Она предпочитала его иллюстрации к произведениям писателей. Правда, они тоже были несколько необычны, и очень часто Этьен, ругаясь, должен был их переделывать, чтобы угодить издателю, но там все-таки изображались обыкновенные, приличные люди в приличных, даже элегантных костюмах.
— Черт возьми, эти издатели плохо понимают наше ремесло, — ворчал Этьен, «зализывая» какой-нибудь из своих растрепанных рисунков, — они никогда не угадают, какому художнику дать того или иного автора — а в этом все дело. Мы должны дополнять друг друга, слиться в одно целое так, чтобы по рисункам можно было угадать автора рассказа. Мне хотелось бы иллюстрировать Диккенса или Стендаля или русского Гоголя, а мне дают Поля Бурже и Марселя Прево, от которых меня тошнит.
Флипотт на это не возражала, хотя она с увлечением читала Прево, но, по правде говоря, она думала, что это такие пустяки, на которые не стоит обращать внимания: издатели покупают рисунки и платят хорошие деньги. Этьен имеет свои причуды — тут ничего не поделаешь…
Она до сих пор не могла вспомнить без улыбки то, как она познакомилась с Этьеном. Она шла по бульвару Севастополь, когда на нее наскочил господин в черной широкополой шляпе, наскочил в полном смысле этого слова и начал говорить с необычайным воодушевлением:
— Конечно, это Мари Роже, зверски убитая Мари Роже из рассказа Эдгара По, идущая теперь преспокойно по бульвару — это ее ноги, ее руки, ее лицо. Мне только этого и не хватало!
Он говорил так быстро, что трудно было понять, чего он хочет. И только пройдя несколько шагов с ней, он, наконец, остановился и представился:
— Этьен Виньело — художник.
А Мари Роже оказалась героиней какого-то американского поэта, которого иллюстрировал Этьен.

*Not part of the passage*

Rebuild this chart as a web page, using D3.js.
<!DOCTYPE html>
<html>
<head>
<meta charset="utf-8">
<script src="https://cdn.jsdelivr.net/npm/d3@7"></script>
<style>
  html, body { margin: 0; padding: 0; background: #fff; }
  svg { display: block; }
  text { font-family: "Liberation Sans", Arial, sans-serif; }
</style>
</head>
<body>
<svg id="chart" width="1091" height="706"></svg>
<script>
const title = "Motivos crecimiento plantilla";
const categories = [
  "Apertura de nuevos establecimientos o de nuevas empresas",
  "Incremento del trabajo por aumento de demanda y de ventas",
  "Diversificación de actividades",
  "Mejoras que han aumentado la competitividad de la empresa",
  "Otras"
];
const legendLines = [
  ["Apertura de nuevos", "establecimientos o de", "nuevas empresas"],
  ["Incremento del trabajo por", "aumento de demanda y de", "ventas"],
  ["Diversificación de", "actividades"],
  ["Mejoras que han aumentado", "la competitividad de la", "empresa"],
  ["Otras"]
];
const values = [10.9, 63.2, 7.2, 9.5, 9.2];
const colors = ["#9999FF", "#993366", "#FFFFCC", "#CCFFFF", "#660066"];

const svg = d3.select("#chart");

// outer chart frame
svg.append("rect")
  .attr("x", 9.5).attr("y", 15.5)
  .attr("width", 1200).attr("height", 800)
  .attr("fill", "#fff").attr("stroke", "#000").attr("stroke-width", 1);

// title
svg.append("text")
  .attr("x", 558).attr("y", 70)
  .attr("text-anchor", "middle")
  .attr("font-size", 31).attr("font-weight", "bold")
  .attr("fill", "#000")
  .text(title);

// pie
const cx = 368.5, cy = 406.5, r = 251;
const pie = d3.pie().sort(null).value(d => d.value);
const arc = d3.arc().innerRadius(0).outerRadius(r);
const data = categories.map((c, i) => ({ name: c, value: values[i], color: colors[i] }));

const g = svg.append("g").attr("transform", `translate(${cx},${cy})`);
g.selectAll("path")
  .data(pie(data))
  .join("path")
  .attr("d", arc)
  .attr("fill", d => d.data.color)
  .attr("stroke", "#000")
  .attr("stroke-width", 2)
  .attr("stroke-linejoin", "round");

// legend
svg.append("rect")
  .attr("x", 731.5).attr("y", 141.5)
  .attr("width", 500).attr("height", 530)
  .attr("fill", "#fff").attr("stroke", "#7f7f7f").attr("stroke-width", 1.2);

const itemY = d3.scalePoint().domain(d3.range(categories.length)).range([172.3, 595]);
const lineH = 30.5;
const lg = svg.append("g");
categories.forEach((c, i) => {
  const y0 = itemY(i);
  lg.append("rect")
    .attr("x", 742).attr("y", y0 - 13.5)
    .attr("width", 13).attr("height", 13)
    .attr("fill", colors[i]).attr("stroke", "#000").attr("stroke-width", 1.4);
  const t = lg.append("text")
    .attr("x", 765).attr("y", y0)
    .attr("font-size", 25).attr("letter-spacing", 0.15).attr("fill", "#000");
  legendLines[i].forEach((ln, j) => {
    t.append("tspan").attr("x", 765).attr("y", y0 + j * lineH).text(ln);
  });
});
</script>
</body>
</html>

Но Флипотт совсем не пришлось по сердцу сравнение с какой-то убитой Мари Роже, — она была мнительна, как все танцовщицы из табарена[9]. Нет, лучше всего походить на саму себя, сидеть тихо в своем уголку и ждать, когда закипит чайник. Ах, если б можно было чаще приходить сюда или даже совсем остаться здесь…
— Ты, кажется, принесла мне что-то? — наконец, спросил Этьен.
Сегодня он был особенно не в духе.
— Порнография, — бормотал он, расхаживая по комнате, — порнография… Они называют это порнографией. Они шокированы, черт бы их побрал вместе с их законами и правосудием! Они не знают, что такое публичный дом. Они наивны, помилуй бог! Им подавай идиллию. А этот прокурор — явно выраженный импотент с алебастровым лбом — он весь кипел от негодования. О, с каким бы удовольствием я устроил бы им всем баню, хорошую баню с маленьким кровопусканием.
Этьен потрясал кулаками и скалил свои лошадиные зубы. Потом внезапно:
— Ты принесла мне что-то?
— Да, я принесла тебе сигару…
Она смутилась, говоря это, но постаралась ответить спокойно и не отводить глаз в сторону. Ведь только сигару могла она принести сегодня.
— Сигару?
Он взял подарок в руки, разглядывал его со всех сторон, понюхал и прочел бандерольку.
— Это хорошая сигара, — наконец, произнес он, кладя ее на место, — я оставлю ее до завтра и выкурю после обеда… А теперь пить чай… Будем надеяться, что высшая справедливость восторжествует без нашей помощи, не так ли?
Флипотт покорно налила ему стакан, себе чашку. Они сели рядом и молча стали прихлебывать горячую жидкость.
«Почему он вспомнил о высшей справедливости, — думает она, — что он хотел сказать этим?» — Потом встает и стелит на диване постель.
— Тебе опять придется лгать своей матери, — говорит Этьен, снимая ботинки.
— Да, я скажу, что осталась ночевать у подруги.